[Figure scripts]
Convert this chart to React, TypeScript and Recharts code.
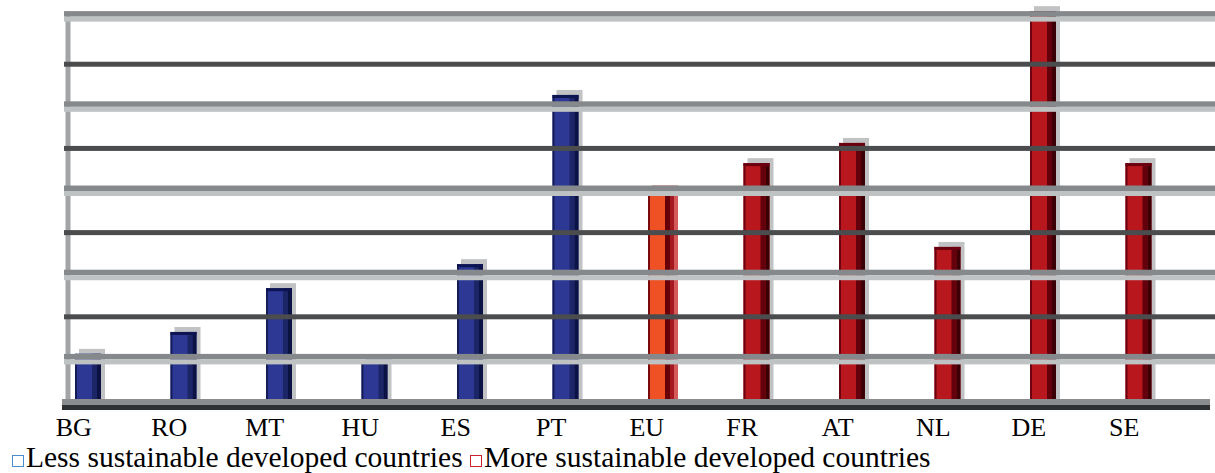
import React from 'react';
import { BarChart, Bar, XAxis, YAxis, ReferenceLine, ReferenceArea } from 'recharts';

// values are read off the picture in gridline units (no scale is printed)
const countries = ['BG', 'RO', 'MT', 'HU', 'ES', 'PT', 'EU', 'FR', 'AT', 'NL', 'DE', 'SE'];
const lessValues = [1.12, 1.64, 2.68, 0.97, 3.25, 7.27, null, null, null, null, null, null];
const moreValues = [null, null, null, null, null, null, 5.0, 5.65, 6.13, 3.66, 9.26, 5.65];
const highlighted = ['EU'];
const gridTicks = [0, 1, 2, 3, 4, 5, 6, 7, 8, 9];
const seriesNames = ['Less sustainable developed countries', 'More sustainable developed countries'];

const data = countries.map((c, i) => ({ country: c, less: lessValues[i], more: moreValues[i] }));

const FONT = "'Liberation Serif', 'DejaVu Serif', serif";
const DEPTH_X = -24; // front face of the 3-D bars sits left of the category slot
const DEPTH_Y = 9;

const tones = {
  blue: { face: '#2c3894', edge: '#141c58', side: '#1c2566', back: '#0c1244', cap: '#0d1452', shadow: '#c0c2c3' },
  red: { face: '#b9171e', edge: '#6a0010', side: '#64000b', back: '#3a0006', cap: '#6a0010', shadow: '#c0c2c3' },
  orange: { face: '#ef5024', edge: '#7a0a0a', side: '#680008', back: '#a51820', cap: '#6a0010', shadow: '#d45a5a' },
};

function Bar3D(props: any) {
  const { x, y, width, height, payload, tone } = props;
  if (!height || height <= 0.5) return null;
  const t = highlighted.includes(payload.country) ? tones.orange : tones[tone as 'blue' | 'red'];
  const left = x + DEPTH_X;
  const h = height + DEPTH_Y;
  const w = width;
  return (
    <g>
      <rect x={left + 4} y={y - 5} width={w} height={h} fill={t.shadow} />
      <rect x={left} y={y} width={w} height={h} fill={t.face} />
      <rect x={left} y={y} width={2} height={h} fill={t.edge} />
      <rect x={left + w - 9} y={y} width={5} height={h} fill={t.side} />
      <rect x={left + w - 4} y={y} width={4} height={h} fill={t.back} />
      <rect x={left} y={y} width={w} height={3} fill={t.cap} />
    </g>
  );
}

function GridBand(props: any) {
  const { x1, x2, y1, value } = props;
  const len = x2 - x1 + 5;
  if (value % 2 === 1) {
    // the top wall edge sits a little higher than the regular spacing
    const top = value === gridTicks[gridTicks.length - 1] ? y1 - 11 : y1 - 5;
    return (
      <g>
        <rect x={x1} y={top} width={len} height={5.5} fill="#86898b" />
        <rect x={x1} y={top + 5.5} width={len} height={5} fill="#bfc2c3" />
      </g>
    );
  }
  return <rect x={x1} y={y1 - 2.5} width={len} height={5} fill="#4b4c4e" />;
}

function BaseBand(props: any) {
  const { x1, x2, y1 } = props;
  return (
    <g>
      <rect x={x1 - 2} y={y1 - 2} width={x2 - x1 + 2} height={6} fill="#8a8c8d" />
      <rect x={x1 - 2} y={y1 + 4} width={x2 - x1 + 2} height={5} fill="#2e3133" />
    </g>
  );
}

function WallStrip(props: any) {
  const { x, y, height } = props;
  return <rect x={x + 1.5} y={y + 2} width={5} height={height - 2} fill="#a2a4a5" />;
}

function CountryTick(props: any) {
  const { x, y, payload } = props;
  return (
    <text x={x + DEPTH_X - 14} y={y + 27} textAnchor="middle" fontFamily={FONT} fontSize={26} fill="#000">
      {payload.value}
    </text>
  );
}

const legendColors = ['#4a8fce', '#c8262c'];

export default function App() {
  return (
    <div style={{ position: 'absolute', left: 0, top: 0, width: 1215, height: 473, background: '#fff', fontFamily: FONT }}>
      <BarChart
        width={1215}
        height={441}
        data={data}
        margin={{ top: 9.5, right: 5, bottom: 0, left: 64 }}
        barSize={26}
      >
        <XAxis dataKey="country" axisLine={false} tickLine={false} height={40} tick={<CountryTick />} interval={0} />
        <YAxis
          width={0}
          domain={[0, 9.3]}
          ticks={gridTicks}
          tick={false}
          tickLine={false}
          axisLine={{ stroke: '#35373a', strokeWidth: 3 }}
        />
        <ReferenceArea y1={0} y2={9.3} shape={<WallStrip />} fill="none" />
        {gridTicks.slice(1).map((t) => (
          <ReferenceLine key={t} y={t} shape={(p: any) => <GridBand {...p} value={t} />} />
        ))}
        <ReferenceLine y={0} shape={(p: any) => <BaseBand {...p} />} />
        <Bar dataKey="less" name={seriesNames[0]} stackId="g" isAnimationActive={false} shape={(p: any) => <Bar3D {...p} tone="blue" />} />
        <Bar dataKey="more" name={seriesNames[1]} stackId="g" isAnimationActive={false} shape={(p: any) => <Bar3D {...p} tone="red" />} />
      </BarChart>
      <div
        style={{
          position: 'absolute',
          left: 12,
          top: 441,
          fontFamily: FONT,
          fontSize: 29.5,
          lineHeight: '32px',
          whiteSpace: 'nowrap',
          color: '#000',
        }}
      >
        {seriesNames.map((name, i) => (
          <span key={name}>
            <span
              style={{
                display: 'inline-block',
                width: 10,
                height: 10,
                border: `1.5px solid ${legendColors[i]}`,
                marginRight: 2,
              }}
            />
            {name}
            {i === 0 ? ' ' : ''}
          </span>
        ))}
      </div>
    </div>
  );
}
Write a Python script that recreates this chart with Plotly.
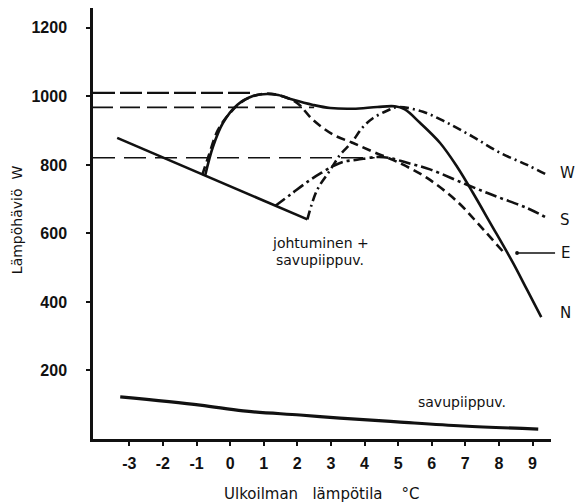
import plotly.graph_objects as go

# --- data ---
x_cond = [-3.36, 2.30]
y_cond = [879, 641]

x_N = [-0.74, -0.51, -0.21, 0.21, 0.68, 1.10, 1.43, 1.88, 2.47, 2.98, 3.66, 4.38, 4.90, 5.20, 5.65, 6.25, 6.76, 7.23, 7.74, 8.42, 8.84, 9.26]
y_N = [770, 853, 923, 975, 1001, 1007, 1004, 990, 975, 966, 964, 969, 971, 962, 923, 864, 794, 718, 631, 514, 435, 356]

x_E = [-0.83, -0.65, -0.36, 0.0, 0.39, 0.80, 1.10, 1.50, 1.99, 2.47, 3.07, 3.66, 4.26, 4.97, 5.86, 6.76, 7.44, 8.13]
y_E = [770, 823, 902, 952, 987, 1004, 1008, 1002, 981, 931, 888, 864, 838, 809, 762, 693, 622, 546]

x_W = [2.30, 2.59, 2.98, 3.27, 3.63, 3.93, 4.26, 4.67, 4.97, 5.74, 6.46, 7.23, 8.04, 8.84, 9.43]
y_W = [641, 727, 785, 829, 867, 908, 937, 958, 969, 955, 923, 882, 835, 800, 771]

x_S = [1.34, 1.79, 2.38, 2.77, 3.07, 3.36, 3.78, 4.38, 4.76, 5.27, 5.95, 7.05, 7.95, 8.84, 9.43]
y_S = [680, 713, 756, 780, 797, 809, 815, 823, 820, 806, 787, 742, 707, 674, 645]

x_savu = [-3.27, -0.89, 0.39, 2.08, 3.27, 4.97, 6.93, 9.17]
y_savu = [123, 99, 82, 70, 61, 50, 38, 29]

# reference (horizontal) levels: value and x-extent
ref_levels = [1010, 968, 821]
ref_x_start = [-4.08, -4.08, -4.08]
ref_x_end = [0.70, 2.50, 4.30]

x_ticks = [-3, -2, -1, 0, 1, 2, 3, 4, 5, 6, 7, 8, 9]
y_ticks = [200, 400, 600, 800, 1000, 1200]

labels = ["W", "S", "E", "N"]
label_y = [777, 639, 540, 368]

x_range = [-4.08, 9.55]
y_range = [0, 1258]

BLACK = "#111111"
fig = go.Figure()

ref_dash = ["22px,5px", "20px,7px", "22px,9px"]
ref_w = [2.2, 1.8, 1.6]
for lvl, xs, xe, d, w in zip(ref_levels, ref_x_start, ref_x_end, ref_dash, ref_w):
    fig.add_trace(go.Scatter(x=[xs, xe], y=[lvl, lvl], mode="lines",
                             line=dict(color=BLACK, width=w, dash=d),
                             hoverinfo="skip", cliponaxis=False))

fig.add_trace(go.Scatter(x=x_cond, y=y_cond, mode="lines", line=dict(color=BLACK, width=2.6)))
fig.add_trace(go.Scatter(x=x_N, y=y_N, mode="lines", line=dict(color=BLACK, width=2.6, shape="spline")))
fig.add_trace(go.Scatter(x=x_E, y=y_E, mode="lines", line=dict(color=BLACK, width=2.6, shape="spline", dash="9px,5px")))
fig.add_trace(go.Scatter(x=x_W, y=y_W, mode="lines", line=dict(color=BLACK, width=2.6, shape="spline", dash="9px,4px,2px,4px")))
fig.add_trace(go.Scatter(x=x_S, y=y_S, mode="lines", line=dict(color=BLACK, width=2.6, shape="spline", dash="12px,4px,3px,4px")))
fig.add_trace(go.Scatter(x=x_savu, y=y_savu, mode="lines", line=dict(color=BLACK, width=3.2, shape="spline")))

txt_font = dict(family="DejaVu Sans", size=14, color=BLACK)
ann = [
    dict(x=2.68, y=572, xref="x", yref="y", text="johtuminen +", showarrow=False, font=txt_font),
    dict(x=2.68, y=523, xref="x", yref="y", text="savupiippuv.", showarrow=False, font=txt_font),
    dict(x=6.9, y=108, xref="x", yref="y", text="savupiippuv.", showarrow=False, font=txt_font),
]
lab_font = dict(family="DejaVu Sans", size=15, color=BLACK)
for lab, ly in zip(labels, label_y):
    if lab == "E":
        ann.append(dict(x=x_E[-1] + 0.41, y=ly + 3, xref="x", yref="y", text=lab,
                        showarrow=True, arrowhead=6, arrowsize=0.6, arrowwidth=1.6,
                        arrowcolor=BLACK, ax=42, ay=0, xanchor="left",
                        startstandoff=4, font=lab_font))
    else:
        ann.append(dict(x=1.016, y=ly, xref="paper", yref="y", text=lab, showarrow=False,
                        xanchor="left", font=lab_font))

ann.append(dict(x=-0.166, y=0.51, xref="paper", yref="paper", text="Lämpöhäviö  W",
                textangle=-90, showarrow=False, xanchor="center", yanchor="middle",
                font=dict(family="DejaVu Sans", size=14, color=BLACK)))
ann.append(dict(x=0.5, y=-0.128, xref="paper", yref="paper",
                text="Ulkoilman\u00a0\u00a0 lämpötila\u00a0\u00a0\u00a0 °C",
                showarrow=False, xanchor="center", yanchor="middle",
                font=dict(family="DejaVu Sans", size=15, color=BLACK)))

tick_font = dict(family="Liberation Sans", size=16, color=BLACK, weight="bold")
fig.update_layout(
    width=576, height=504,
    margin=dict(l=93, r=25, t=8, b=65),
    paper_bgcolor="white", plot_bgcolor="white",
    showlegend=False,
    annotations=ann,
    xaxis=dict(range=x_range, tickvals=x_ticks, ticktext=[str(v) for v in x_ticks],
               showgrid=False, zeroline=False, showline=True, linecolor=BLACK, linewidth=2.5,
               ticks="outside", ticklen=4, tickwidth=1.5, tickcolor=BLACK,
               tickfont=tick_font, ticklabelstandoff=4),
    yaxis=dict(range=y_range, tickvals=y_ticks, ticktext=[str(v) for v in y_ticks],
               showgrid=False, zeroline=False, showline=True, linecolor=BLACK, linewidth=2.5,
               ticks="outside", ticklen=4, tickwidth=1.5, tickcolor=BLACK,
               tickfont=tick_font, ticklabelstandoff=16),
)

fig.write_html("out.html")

# [INSTRUCTION]
Within the listing, how many lines hold the word "React"? Only the number is to be given.

# [OUTPUT FOR THIS EXERCISE]
2